## EXERCISE REQUIREMENTS:
The material below contains a line with "Recreate this image" and a line with "const nonWmbeValues = [9, 4, 3];". Copy exactly those two lines and all lines between them.

## EXERCISE INPUT:

* start *

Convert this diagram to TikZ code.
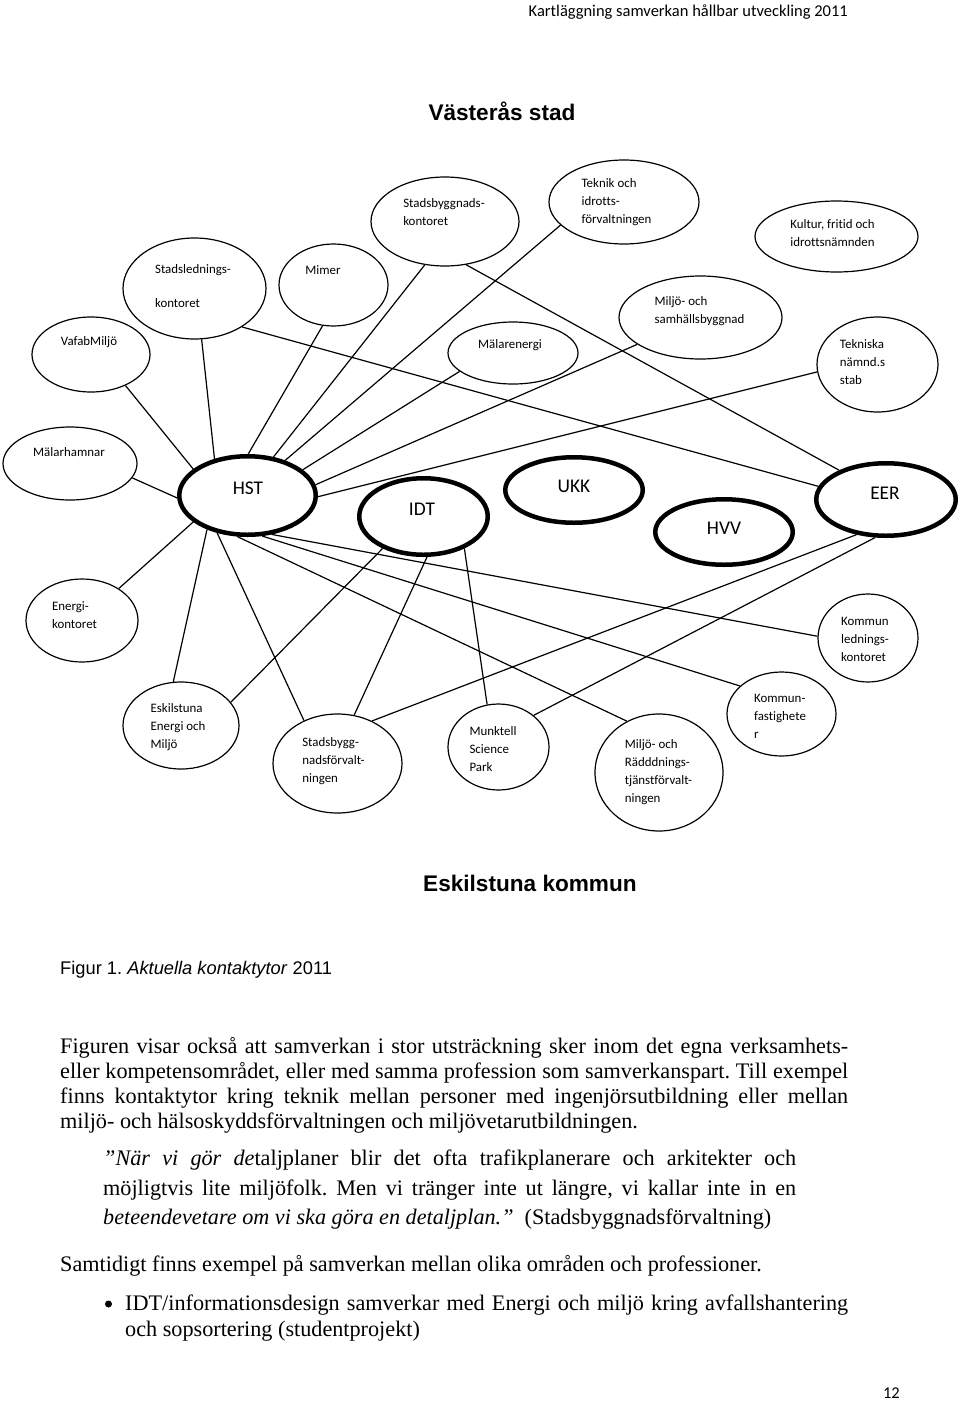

* end *
* start *

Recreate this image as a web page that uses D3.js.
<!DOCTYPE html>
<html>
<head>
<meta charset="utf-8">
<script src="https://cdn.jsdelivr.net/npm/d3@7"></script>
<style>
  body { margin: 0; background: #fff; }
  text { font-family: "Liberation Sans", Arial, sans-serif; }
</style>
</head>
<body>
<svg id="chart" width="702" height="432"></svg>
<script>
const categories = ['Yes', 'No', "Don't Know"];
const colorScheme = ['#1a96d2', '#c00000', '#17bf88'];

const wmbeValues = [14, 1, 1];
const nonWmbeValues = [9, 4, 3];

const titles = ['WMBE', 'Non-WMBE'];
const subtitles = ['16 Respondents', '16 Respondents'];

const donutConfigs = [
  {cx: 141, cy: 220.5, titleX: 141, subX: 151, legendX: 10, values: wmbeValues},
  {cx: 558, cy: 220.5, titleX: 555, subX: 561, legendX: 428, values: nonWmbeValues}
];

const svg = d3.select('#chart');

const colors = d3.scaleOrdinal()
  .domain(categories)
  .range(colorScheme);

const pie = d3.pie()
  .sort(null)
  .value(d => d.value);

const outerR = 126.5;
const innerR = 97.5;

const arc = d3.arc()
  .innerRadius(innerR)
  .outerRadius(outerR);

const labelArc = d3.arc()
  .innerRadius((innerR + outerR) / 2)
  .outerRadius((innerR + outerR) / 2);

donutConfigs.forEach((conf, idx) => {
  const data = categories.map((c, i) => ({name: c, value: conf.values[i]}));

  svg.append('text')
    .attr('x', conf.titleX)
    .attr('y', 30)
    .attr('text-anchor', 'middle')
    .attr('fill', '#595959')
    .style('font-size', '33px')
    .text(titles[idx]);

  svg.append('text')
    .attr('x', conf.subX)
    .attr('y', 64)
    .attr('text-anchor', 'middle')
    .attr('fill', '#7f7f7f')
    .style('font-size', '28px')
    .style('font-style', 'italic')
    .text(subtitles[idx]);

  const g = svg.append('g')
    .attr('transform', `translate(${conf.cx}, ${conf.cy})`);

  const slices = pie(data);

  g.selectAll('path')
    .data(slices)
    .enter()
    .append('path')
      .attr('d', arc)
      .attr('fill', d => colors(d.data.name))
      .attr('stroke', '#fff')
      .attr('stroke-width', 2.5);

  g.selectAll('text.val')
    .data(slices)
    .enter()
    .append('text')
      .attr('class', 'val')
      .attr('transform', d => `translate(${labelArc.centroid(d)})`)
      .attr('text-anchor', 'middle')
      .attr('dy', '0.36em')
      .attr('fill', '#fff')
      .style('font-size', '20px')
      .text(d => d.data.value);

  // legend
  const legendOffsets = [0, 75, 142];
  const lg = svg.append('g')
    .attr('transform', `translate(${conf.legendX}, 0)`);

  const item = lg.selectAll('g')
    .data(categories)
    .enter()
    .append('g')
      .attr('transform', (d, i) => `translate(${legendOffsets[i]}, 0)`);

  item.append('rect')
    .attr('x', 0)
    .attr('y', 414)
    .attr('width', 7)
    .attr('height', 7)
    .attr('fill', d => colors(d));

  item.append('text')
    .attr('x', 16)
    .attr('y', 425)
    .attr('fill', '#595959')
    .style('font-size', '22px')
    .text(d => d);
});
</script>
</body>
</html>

* end *
* start *

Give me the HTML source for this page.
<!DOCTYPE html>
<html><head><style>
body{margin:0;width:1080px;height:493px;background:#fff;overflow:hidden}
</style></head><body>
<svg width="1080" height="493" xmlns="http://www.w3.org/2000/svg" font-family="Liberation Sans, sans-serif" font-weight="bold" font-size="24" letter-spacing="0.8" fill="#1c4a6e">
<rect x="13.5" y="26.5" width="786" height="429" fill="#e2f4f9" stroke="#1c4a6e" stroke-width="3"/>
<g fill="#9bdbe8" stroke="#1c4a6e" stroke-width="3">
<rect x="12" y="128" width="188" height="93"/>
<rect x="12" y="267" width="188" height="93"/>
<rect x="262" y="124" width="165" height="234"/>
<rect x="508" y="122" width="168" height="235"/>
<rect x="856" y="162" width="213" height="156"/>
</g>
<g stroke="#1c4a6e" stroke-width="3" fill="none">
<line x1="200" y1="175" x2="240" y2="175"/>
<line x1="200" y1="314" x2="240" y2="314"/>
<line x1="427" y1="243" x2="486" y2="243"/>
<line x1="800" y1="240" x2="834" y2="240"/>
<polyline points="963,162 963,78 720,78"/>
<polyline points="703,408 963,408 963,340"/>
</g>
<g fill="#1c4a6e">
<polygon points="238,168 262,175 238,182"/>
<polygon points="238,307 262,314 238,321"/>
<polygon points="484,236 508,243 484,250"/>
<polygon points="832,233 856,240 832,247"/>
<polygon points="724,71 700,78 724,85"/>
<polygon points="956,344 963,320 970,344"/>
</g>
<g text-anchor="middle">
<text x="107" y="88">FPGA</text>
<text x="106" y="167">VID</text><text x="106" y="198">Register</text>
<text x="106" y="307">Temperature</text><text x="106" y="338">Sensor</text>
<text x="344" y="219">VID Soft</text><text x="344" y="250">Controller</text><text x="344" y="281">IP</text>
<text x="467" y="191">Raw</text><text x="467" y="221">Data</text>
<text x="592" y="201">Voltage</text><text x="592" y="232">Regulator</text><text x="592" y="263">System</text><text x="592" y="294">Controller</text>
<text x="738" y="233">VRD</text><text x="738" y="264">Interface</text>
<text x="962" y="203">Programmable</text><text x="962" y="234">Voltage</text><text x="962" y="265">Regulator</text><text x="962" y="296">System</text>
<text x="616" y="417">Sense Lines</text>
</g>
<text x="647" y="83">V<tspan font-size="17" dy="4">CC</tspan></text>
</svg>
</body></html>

* end *

## RESULT OF THE EXERCISE:
Recreate this image as a web page that uses D3.js.
<!DOCTYPE html>
<html>
<head>
<meta charset="utf-8">
<script src="https://cdn.jsdelivr.net/npm/d3@7"></script>
<style>
  body { margin: 0; background: #fff; }
  text { font-family: "Liberation Sans", Arial, sans-serif; }
</style>
</head>
<body>
<svg id="chart" width="702" height="432"></svg>
<script>
const categories = ['Yes', 'No', "Don't Know"];
const colorScheme = ['#1a96d2', '#c00000', '#17bf88'];

const wmbeValues = [14, 1, 1];
const nonWmbeValues = [9, 4, 3];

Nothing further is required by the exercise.